Through thecurrent systematic archaeological research (until 2012), its strong, well-preserved arched stone walls have been discovered, with 19 quadrangular, inner towers (of 22, in total), all four of the main gates, positioned on all sides of the fort (porta praetoria, decumana, principalis sinistra and dextra), one of the two main thoroughfares, general headquarters building (principium) with a portico in the centre of their intersection (via praetoria-via principalis), a warehouse for the storage of food (horreum) near the main north gate (porta praetoria), late Roman military barracks (contubernia) along the south gate (porta decumana), sanitary facilities – public bath/latrinum, balneum with a drainage channel beneath the walls (the northwest corner of the fort), a number of furnaces, workshops (from different periods), and two, representative, special purposes large structures with semi-circular conches/apses on narrower sides. They were constructed by repairing/ renovating older structures during the Late Roman period (4th/5th century), one of which has a preserved central heating system (oriented north-south), and the other, where the research is in progress (oriented east-west), has a perfectly preserved capacity for running water/pools (4), with preserved lead and clay pipes of varying cross-section. A solidly built and well-preserved underground Crypt/Crypta with 4 niches facing each other (Christian church in the last phase) was also discovered outside the immediate area of T II (north of the North Gate). The overground structure has not been preserved (the lowest part of the foundation of upper walls remained partly visible, with a parapet panel, also preserved).
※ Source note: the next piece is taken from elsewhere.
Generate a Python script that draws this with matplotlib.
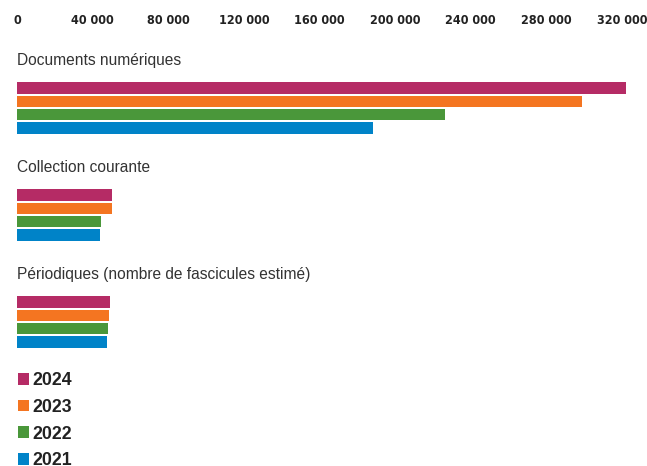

This early Roman, late Roman and early Byzantine auxiliary fortress/castrum, the Roman station/statio was also surrounded by a large and significant settlement, a wharf and necropoles. Natural, as well as a strategically advantageous position was decisive to develop here an urban settlement, which early Byzantine sources mention as a town Zanes/polichnion Zanes. Although its large parts were destroyed by rapid industrialization, research has so far located the main roads and the necropoles and, according to the location of some of the findings, it is possible to perceive its size, too, in its widest limits of propagation, from the northern point of the Trajan’s Canal (upstream of HPP Đerdap I) to Kladušnica (Kladovo), with the gravitating, mountainous hinterland and the islands.

This sector of the limes at the Danube’s cataract Iron Door, both upstream and downstream of Diana with the Trajan canal, was defended with a few more fortified Roman military posts and installations, discovered at the mouth of the Đevrinski creek, Kašajna and Kosovica, the island Adakale/Adakaleh and Bansko/Banului (Transdiana), then downstream of Kladovo – Shipyard (Customs/Butorke) and near the Kladovo ferry (on the left, Romanian bank), identified on the right, Serbian, bank, based on literary sources, such as Ducis Pratum, Caput Bovis, Transdiana...

Decades of research of Diana have yielded an exceptionally numerous and valuable archaeological material. Diana is known for findings of exceptional artistic craftsmanship and beauty, some of which are world’s museum rarities. This rich archaeological collection, which has been collected by systematic excavations (Đerdap Project-Project Diana), is kept and exhibited in the Archaeological Museum of Đerdap, in Kladovo (a part of its collection is, unfortunately, still in the Negotin Museum).

Parts of architectural elements can be seen at the site itself, at the fortress Diana, which is being regularly maintained and is open to visitors.